At 6ft 2in, former bodybuilding champion Jiao Qinghua cuts an impressive figure as he peruses the lots on offer at the Shanghai sale of auction house Council. The midsummer sun beams through the Shanghai Grand Theatre’s translucent roof; the plush blue carpets and the 20th-century Chinese ink works on display bake in the heat.
But the avid collector of Modern, contemporary and classical art from China’s eastern Jiangsu province is downbeat. “The economy is declining and the pressure is high. A lot of bosses and entrepreneurs used to dare to buy,” Jiao says when we meet in his hotel by the Shanghai People’s Park the day before the auction. “Now they don’t dare to buy because they have no confidence.”
Jiao is a veteran of the coal industry who buys art with a business partner, another entrepreneur from the same province, though he declines to elaborate on their arrangement.
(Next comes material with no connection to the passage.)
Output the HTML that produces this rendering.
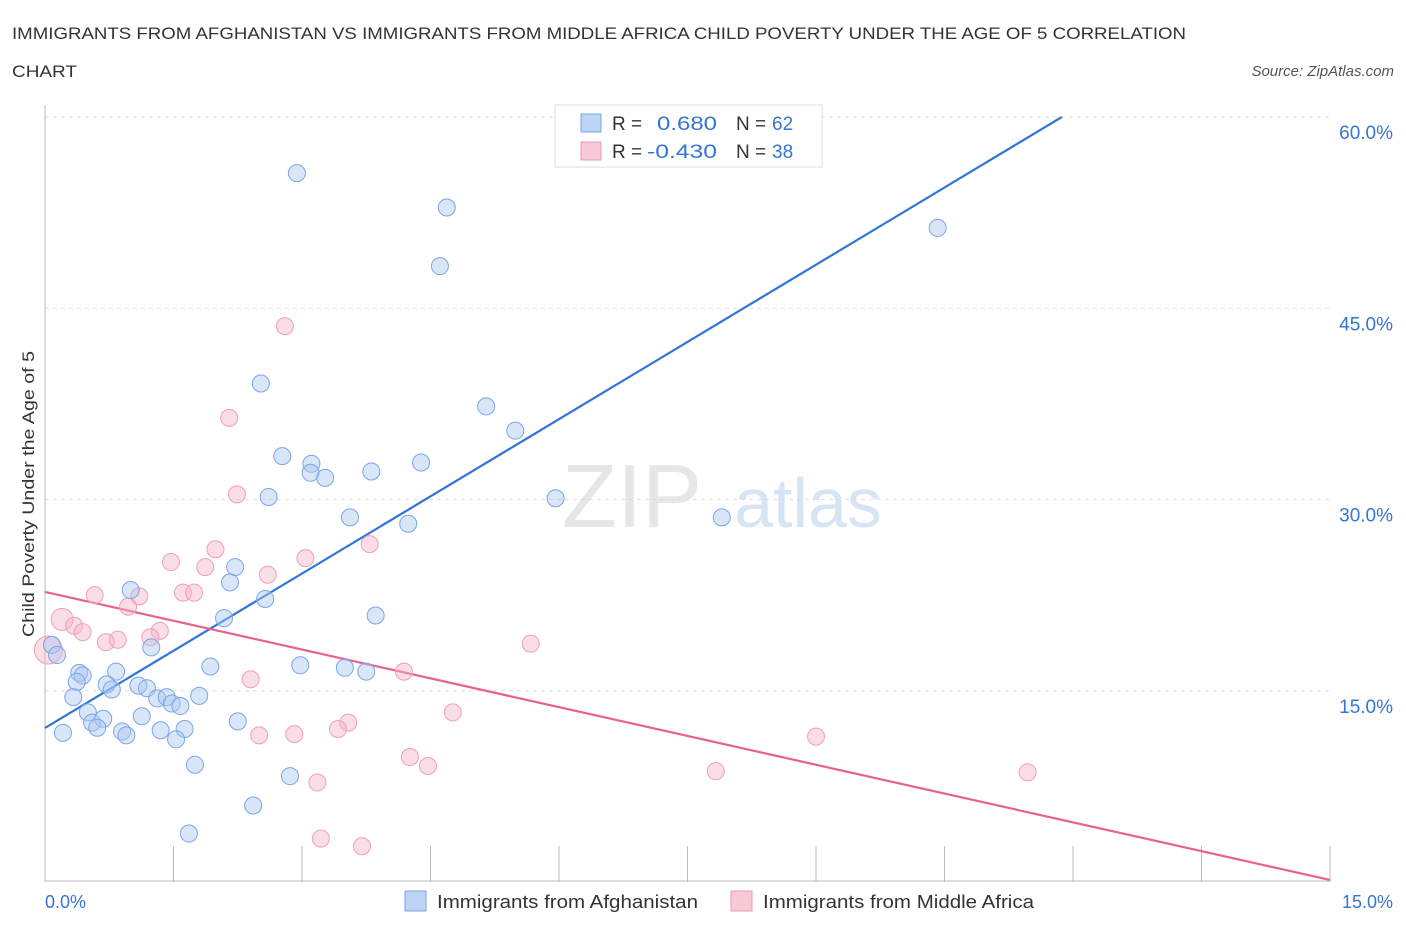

He thinks the once-swaggering mainland Chinese art market has entered a downward spiral — and he doesn’t know when it will recover.
“Before 2015, all segments of the market — no matter if it was painting, porcelain, antiquities, Chinese furniture — they all sold well,” he says. “After 2015, it started to be quite bad, a lot of people’s purchasing power was restricted.” Though the market held up broadly until about 2018, the pandemic dealt a death blow to buyers’ confidence. Not only did sale prices decline, but the number of bogus transactions, in which buyers fail to pay for works successfully bid for at auction shot up, Jiao reckons — and data confirms.